Terminaré con un aspecto quizás más silencioso, pero cuyas opciones de traducción también aluden al ritmo del relato. En A costa dos murmurios son muchas las situaciones en las cuales el mensaje pasa en voz baja, por medio de alusiones o de elipsis. Lídia Jorge narra, entre bambalinas, los discursos de una de las últimas (y fallidas) guerras coloniales europeas en el continente africano. Para ello, la contraposición entre la mirada femenina y la visión masculina es un elemento clave de la eficacia ficcional.

En el texto de partida hay numerosas alusiones a los “rumores”, tanto en la acepción de una noticia vaga como en la de un ruido confuso y constante. Sin embargo, cuando ya la traducción se encontraba casi finalizada, me di cuenta de que la palabra “murmúrio” y sus derivados sólo aparecían tres veces en todo el libro, dos de ellas pronunciadas en boca de otros personajes. Antes de cerrar mi versión al español tuve, pues, que revisar y substituir muchos de los “murmullos” (y, también, creo, “murmurios”) que, en un primer momento, se habían colado en el texto. Estimé importante el hecho de que la autora hubiera escogido –en teoría– conscientemente los pocos murmullos explícitos que aparecen en su texto, y así lo reproduje en la versión en español.

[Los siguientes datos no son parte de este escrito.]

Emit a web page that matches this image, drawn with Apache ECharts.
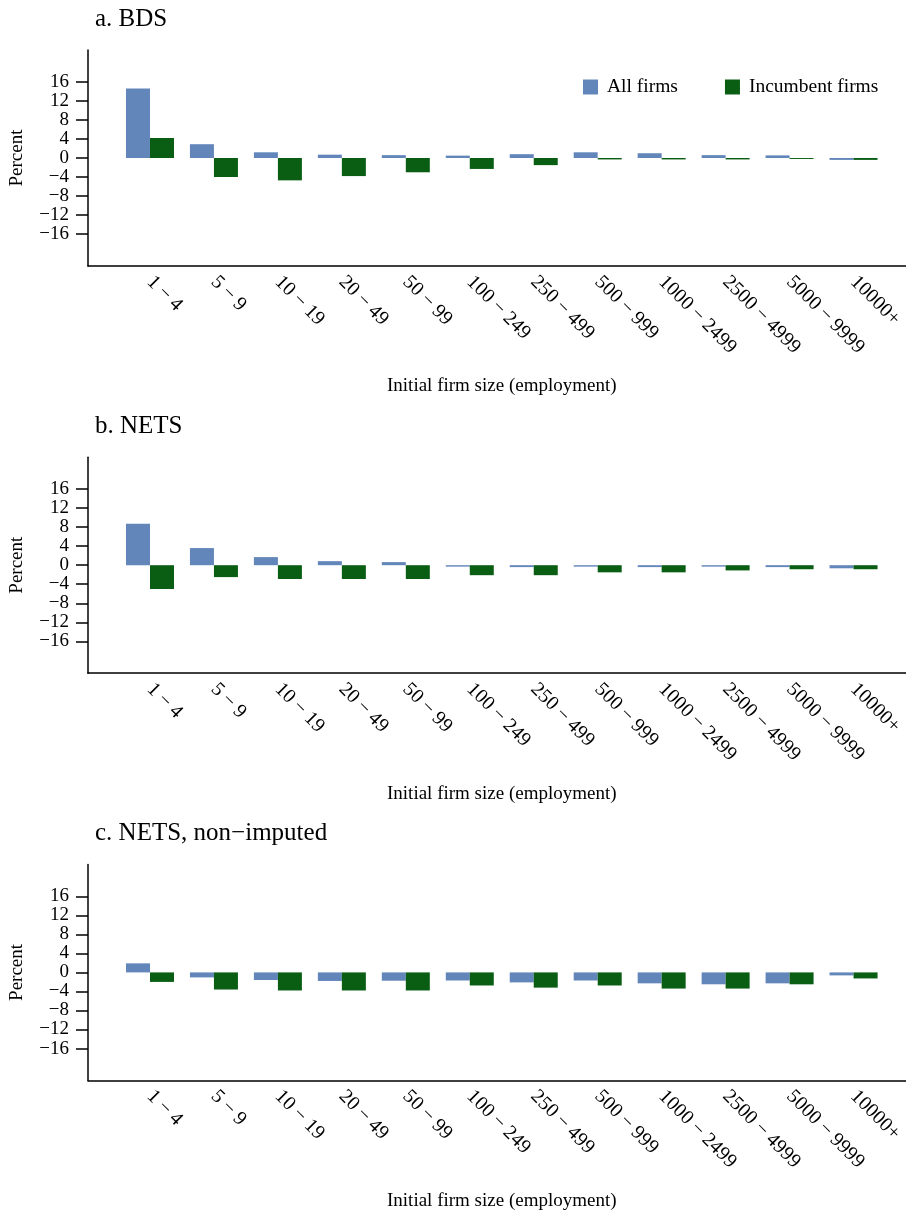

Así pues, el único murmullo real de este libro es aquel que nos deja el texto en su última frase:

“Después, de las palabras sólo se desprenden sonidos, y de los sonidos quedan solo los murmullos, el último estado antes de la desaparición, dijo riendo Eva Lopo. Devolviendo, anulando Los saltamontes”.

En medio de todos estos rumores, la traducción de este libro supuso, para mí, un estimulante ejercicio de reinterpretación de una obra, treinta años después de ser publicada. Ahora, y hasta que venga una nueva versión en español, aquí están los saltamontes para decir casi lo mismo.

 

Lidia Jorge, La Costa de los murmullos, La Umbría y la Solana, 2021.